DATA BLOCK

---

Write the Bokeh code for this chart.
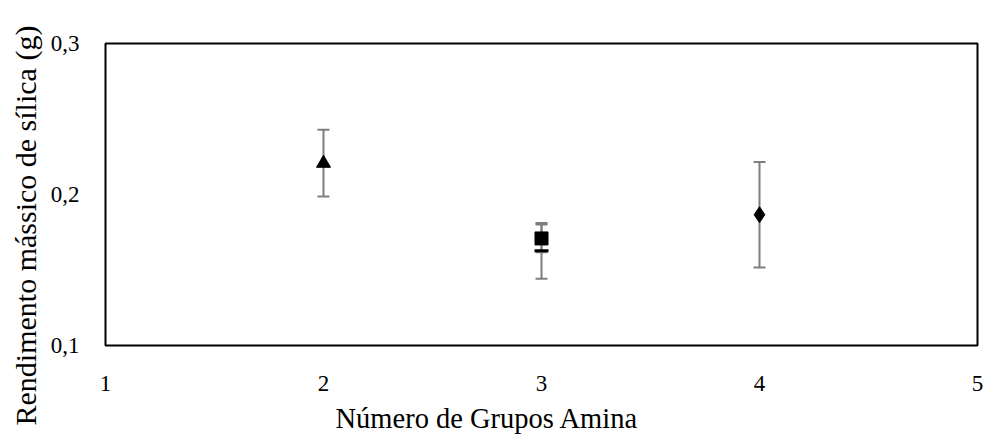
from bokeh.plotting import figure
from bokeh.models import Range1d, FixedTicker, Whisker, TeeHead, ColumnDataSource, Title
from bokeh.embed import file_html
from bokeh.resources import INLINE

# Data
x_ticks = [1, 2, 3, 4, 5]
y_ticks = [0.1, 0.2, 0.3]
y_tick_labels = ["0,1", "0,2", "0,3"]

tri_x = [2]
tri_y = [0.2207]
tri_err = [0.0221]

sq_x = [3]
sq_y = [0.1709]
sq_err = [0.0092]

dash_x = [3]
dash_y = [0.1627]
dash_err = [0.0185]

dia_x = [4]
dia_y = [0.1866]
dia_err = [0.0349]

x_title = "Número de Grupos Amina"
y_title = "Rendimento mássico de sílica (g)"

FONT = "Liberation Serif"
ERR_COLOR = "#7f7f7f"

p = figure(width=984, height=443, output_backend="svg", toolbar_location=None,
           x_range=Range1d(1, 5), y_range=Range1d(0.1, 0.3),
           min_border_left=105, min_border_right=7, min_border_top=43, min_border_bottom=98)
p.background_fill_color = "white"
p.border_fill_color = "white"
p.outline_line_color = "black"
p.outline_line_width = 2
p.xgrid.visible = False
p.ygrid.visible = False

for ax in (p.xaxis[0], p.yaxis[0]):
    ax.axis_line_color = None
    ax.major_tick_line_color = None
    ax.minor_tick_line_color = None
    ax.major_label_text_font = FONT
    ax.major_label_text_font_size = "23px"
    ax.major_label_text_color = "black"

p.xaxis[0].ticker = FixedTicker(ticks=x_ticks)
p.xaxis[0].major_label_standoff = 24
p.yaxis[0].ticker = FixedTicker(ticks=y_ticks)
p.yaxis[0].major_label_overrides = {t: l for t, l in zip(y_ticks, y_tick_labels)}
p.yaxis[0].major_label_standoff = 20


def add_err(xs, ys, errs):
    src = ColumnDataSource(dict(x=xs, lo=[y - e for y, e in zip(ys, errs)],
                                hi=[y + e for y, e in zip(ys, errs)]))
    w = Whisker(source=src, base="x", lower="lo", upper="hi",
                line_color=ERR_COLOR, line_width=2,
                upper_head=TeeHead(size=12, line_color=ERR_COLOR, line_width=2),
                lower_head=TeeHead(size=12, line_color=ERR_COLOR, line_width=2))
    p.add_layout(w)


add_err(tri_x, tri_y, tri_err)
add_err(dash_x, dash_y, dash_err)
add_err(sq_x, sq_y, sq_err)
add_err(dia_x, dia_y, dia_err)

p.scatter(tri_x, tri_y, marker="triangle", size=14, color="black")
p.scatter(sq_x, sq_y, marker="square", size=13, color="black")
p.scatter(dash_x, dash_y, marker="dash", size=14, line_width=3, color="black")
p.scatter(dia_x, dia_y, marker="diamond", size=16, color="black")

xt = Title(text=x_title, align="left", offset=230, text_font=FONT,
           text_font_size="28.5px", text_font_style="normal", text_color="black", standoff=14)
p.add_layout(xt, "below")
yt = Title(text=y_title, align="left", offset=-80, text_font=FONT,
           text_font_size="30px", text_font_style="normal", text_color="black", standoff=12)
p.add_layout(yt, "left")

open("out.html", "w").write(file_html(p, INLINE))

---

EXERCISE INSTRUCTIONS
Return each line from the material above exactly, but not the pictures.

CORRECT RESULT
Write the Bokeh code for this chart.
from bokeh.plotting import figure
from bokeh.models import Range1d, FixedTicker, Whisker, TeeHead, ColumnDataSource, Title
from bokeh.embed import file_html
from bokeh.resources import INLINE

# Data
x_ticks = [1, 2, 3, 4, 5]
y_ticks = [0.1, 0.2, 0.3]
y_tick_labels = ["0,1", "0,2", "0,3"]

tri_x = [2]
tri_y = [0.2207]
tri_err = [0.0221]

sq_x = [3]
sq_y = [0.1709]
sq_err = [0.0092]

dash_x = [3]
dash_y = [0.1627]
dash_err = [0.0185]

dia_x = [4]
dia_y = [0.1866]
dia_err = [0.0349]

x_title = "Número de Grupos Amina"
y_title = "Rendimento mássico de sílica (g)"

FONT = "Liberation Serif"
ERR_COLOR = "#7f7f7f"

p = figure(width=984, height=443, output_backend="svg", toolbar_location=None,
           x_range=Range1d(1, 5), y_range=Range1d(0.1, 0.3),
           min_border_left=105, min_border_right=7, min_border_top=43, min_border_bottom=98)
p.background_fill_color = "white"
p.border_fill_color = "white"
p.outline_line_color = "black"
p.outline_line_width = 2
p.xgrid.visible = False
p.ygrid.visible = False

for ax in (p.xaxis[0], p.yaxis[0]):
    ax.axis_line_color = None
    ax.major_tick_line_color = None
    ax.minor_tick_line_color = None
    ax.major_label_text_font = FONT
    ax.major_label_text_font_size = "23px"
    ax.major_label_text_color = "black"

p.xaxis[0].ticker = FixedTicker(ticks=x_ticks)
p.xaxis[0].major_label_standoff = 24
p.yaxis[0].ticker = FixedTicker(ticks=y_ticks)
p.yaxis[0].major_label_overrides = {t: l for t, l in zip(y_ticks, y_tick_labels)}
p.yaxis[0].major_label_standoff = 20


def add_err(xs, ys, errs):
    src = ColumnDataSource(dict(x=xs, lo=[y - e for y, e in zip(ys, errs)],
                                hi=[y + e for y, e in zip(ys, errs)]))
    w = Whisker(source=src, base="x", lower="lo", upper="hi",
                line_color=ERR_COLOR, line_width=2,
                upper_head=TeeHead(size=12, line_color=ERR_COLOR, line_width=2),
                lower_head=TeeHead(size=12, line_color=ERR_COLOR, line_width=2))
    p.add_layout(w)


add_err(tri_x, tri_y, tri_err)
add_err(dash_x, dash_y, dash_err)
add_err(sq_x, sq_y, sq_err)
add_err(dia_x, dia_y, dia_err)

p.scatter(tri_x, tri_y, marker="triangle", size=14, color="black")
p.scatter(sq_x, sq_y, marker="square", size=13, color="black")
p.scatter(dash_x, dash_y, marker="dash", size=14, line_width=3, color="black")
p.scatter(dia_x, dia_y, marker="diamond", size=16, color="black")

xt = Title(text=x_title, align="left", offset=230, text_font=FONT,
           text_font_size="28.5px", text_font_style="normal", text_color="black", standoff=14)
p.add_layout(xt, "below")
yt = Title(text=y_title, align="left", offset=-80, text_font=FONT,
           text_font_size="30px", text_font_style="normal", text_color="black", standoff=12)
p.add_layout(yt, "left")

open("out.html", "w").write(file_html(p, INLINE))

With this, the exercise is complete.